Lauded as the “ultimate typeface”: both the creme de la creme and commonplace default of visual communication, Helvetica pervades modern-day graphics. It is clean, practical, and elegant. You’ve seen it on street-signs, websites, corporate logos, designer bags, voting ballots, t-shirts, and even nutrition facts. Helvetica is ubiquitous. It’s so popular, there was even a movie about it. So…


If you haven’t used it to write, you’ve definitely used it to read.

The film by Gary Hustwit, Helvetica (2007), is worth a watch. (This is coming from a mild typography enthusiast. And by “mild,”  I mean that I appreciate a good typeface. Put simply: if you dislike Comic Sans, you’ll enjoy the film). It explores both the conception and adoption of the typeface and its impact on global society. Like the less elegant font with which you are reading, this blog post is a less elegant illustration of Helvetica. To fully learn about the type that dictates your life, watch the film instead. To kinda learn about this sans-serif typeface, keep reading.

Helvetica was designed in 1957 in Switzerland by Max Miedinger with Eduard Hoffmann. With the intent of creating a clean typeface that was as neutral as its country of origin, Miedinger and Hoffman founded Helvetica under the name “Neue Hass Grotesk.” But this typeface was far from grotesque. It was the spark of a new beginning for visual communication. As the modernist movement in architecture stripped extraneous decorations from buildings, Swiss typography removed the relics of older print-age standards. Helvetica shaved the serifs.

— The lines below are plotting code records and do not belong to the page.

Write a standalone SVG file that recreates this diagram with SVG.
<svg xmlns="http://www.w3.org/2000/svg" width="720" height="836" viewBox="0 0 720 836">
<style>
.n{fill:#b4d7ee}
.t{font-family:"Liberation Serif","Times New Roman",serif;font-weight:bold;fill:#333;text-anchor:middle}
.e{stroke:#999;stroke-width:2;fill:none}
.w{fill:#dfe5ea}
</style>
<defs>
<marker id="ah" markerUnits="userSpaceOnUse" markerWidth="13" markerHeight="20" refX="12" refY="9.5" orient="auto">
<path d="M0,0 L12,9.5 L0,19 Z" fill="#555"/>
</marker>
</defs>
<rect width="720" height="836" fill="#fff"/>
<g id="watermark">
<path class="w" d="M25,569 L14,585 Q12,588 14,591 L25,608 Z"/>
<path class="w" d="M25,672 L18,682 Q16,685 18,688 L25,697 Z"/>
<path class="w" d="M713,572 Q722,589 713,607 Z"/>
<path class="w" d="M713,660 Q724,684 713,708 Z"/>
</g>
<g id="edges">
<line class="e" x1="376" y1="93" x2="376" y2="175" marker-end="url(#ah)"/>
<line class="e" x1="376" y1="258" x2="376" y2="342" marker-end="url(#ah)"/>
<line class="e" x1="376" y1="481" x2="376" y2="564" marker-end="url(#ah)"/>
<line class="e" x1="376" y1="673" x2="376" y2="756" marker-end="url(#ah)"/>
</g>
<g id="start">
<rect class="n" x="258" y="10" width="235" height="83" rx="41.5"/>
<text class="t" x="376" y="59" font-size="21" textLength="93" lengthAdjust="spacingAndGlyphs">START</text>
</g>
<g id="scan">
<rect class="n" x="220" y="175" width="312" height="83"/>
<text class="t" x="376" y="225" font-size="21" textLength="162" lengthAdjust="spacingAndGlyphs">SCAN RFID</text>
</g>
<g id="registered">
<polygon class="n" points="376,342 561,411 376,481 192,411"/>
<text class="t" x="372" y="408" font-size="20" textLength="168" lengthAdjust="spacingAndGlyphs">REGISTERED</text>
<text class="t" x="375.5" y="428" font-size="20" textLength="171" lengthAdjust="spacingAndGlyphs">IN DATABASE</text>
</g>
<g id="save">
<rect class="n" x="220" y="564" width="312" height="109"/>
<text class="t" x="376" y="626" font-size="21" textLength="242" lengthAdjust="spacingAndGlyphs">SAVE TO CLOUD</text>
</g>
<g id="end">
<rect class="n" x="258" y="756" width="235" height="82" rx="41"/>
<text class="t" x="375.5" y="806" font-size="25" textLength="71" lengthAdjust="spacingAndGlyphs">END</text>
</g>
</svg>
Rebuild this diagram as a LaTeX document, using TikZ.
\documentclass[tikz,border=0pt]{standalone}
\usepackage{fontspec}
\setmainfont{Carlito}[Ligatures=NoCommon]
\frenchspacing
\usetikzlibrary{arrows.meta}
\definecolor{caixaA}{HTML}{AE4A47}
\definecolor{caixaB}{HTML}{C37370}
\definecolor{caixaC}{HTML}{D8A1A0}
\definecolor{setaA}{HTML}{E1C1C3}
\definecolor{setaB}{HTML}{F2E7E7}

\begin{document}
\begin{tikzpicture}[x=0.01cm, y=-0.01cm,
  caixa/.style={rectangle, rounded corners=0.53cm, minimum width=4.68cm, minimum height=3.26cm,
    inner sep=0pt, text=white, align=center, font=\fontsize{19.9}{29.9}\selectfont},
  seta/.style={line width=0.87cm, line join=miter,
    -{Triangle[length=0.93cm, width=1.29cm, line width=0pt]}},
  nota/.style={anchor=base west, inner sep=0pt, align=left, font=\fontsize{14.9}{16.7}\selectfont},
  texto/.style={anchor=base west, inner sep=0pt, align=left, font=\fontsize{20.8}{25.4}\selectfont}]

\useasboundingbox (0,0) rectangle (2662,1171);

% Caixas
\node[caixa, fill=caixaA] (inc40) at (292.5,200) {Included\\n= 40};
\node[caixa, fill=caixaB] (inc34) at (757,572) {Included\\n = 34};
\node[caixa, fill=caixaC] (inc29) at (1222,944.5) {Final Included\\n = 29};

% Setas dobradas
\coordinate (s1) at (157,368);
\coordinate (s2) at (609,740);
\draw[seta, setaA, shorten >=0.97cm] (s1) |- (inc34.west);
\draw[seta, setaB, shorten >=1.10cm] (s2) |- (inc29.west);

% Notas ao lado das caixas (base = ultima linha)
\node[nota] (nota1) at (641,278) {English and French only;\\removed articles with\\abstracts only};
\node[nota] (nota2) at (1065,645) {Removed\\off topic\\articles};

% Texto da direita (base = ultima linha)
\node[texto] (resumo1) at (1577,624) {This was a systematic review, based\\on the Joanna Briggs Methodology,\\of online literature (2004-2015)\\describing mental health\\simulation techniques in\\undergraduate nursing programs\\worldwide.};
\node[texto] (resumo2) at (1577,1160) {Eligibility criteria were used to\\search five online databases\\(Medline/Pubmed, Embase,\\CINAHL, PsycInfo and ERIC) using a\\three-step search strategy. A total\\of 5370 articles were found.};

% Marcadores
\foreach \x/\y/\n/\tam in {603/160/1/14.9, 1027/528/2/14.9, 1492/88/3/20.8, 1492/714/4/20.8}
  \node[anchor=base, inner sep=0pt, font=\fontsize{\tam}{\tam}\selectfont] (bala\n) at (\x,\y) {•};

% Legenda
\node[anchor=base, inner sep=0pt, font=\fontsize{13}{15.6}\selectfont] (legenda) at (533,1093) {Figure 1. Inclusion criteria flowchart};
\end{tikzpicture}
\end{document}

In typography, there are a few different font styles–serif, sans serif, slab-serif, and script. Each have their own purpose and should only be used in certain settings. Reading paragraph text in slab-serif (think bold and blocky lettering) is awful. Flowing script conveys elegance with a light feel but would not be appropriate for stop signs. The most used fonts are either serif or sans-serif. For print or a large amount of paragraph text, as demonstrated in this piece of writing, a serif font is used. The little lines and hooks used at the ends of these letters are called “serifs.” Logically, sans-serif fonts–Helvetica as the case in point–do not have serifs. In various settings–most digital text, logos, and small pieces of writing–where undeniable clarity and directness are necessary, sans-serif fonts are useful. Helvetica, as seen by many graphic designers around the world, is the best sans-serif typeface. It transforms messy and jumbled text into something clear and beautiful.

Despite this large reception, Helvetica is not the end-all typeface. Several typographers despise Helvetica. For them, it is overused and conformist. Some attribute it to mass-socialism, the Vietnam war, and other things they hold with negative connotations. One typographer, Erik Spiekermann, claims that Helvetica is like fast food. Everybody uses it because its cheap and easy, but who cares if its crap?

I’ll let you take your own stance on the issue. Regardless of the typeface’s fame or infame, Helvetica is here to stay. When something is so simple and elegant, there is little reason to replace it. Trends will change, so many logos will likely revamp their fonts, but Helvetica as an industry standard and default for clarity and readability will be conserved.

So let’s start a new version of “I Spy” and find Helvetica. We won’t have to look far; it’s easier to spot than Waldo.